The request: Your output is the lines from the first one to the one containing "import plotly.graph_objects as go", repeated exactly, with images left out.

━━━━━━━━

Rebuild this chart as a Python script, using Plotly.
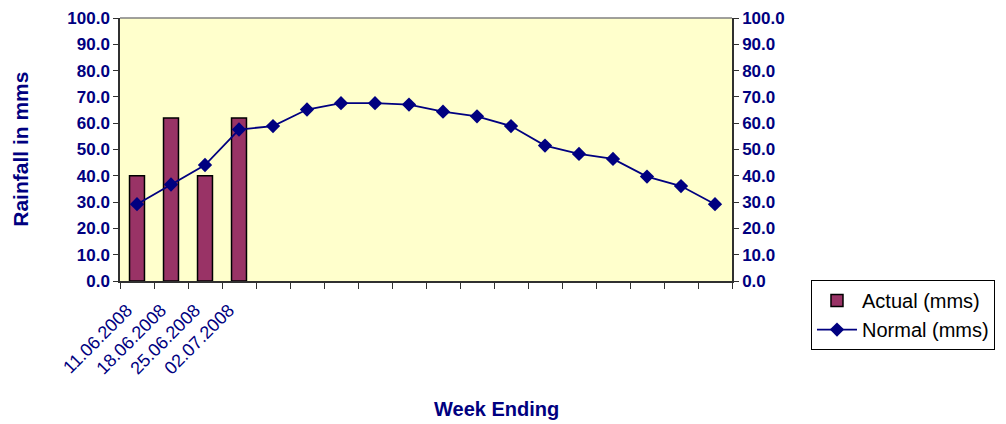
import plotly.graph_objects as go

week_labels = ["11.06.2008", "18.06.2008", "25.06.2008", "02.07.2008"] + [""] * 14
actual_mms = [40.0, 62.0, 40.0, 62.0]
normal_mms = [29.2, 36.7, 44.1, 57.6, 58.9, 65.2, 67.6, 67.6, 67.1, 64.4,
              62.6, 58.9, 51.5, 48.3, 46.4, 39.7, 36.1, 29.2]

NAVY = "#000080"
FONT = "Liberation Sans, Arial, sans-serif"

x = list(range(len(week_labels)))

fig = go.Figure()
fig.add_trace(go.Bar(
    x=x[:len(actual_mms)],
    y=actual_mms,
    name="Actual (mms)",
    marker=dict(color="#993366", line=dict(color="black", width=1.5)),
))
fig.add_trace(go.Scatter(
    x=x,
    y=normal_mms,
    name="Normal (mms)",
    mode="lines+markers",
    yaxis="y2",
    line=dict(color=NAVY, width=1.8),
    marker=dict(symbol="diamond", size=11, color=NAVY),
))

yaxis_common = dict(
    range=[0, 100], dtick=10, tickformat=".1f",
    showgrid=False, zeroline=False, automargin=False,
    showline=True, linecolor="#303030", linewidth=1.5,
    ticks="outside", ticklen=5, tickcolor="#303030",
    tickfont=dict(family=FONT, size=17, color=NAVY, weight="bold"),
)

# the page body adds an 8px offset, so the figure is 8px smaller than the window
fig.update_layout(
    width=998, height=416,
    margin=dict(l=112, r=274, t=10, b=143),
    paper_bgcolor="white",
    plot_bgcolor="#FFFFCC",
    bargap=0.56,
    font=dict(family=FONT),
    xaxis=dict(
        range=[-0.5, len(week_labels) - 0.5],
        tickmode="array", tickvals=x, ticktext=week_labels,
        tickangle=-45, ticklen=0, ticks="", automargin=False,
        ticklabelstandoff=10, ticklabelshift=-10,
        tickfont=dict(family=FONT, size=18, color=NAVY),
        showgrid=False, zeroline=False,
        showline=True, linecolor="#303030", linewidth=1.5,
        minor=dict(tickmode="array", tickvals=[i - 0.5 for i in range(len(week_labels) + 1)],
                   ticks="outside", ticklen=6, tickcolor="#303030", showgrid=False),
    ),
    yaxis=dict(**yaxis_common),
    yaxis2=dict(**yaxis_common, overlaying="y", side="right"),
    legend=dict(
        xref="container", yref="container",
        x=0.8046, y=0.346, xanchor="left", yanchor="top",
        font=dict(family=FONT, size=20, color="black"),
        bordercolor="black", borderwidth=1, bgcolor="white",
        tracegroupgap=0, itemwidth=40,
    ),
    showlegend=True,
    shapes=[dict(type="line", xref="paper", yref="paper", x0=0, x1=1, y0=1, y1=1,
                 line=dict(color="#808080", width=1.5))],
    annotations=[
        dict(text="Rainfall in mms", xref="paper", yref="paper", x=-0.163, y=0.5,
             textangle=-90, showarrow=False, xanchor="center", yanchor="middle",
             font=dict(family=FONT, size=21, color=NAVY, weight="bold")),
        dict(text="Week Ending", xref="paper", yref="paper", x=0.616, y=-0.487,
             showarrow=False, xanchor="center", yanchor="middle",
             font=dict(family=FONT, size=20, color=NAVY, weight="bold")),
    ],
)

fig.write_html("out.html")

━━━━━━━━

Response to this task:
Rebuild this chart as a Python script, using Plotly.
import plotly.graph_objects as go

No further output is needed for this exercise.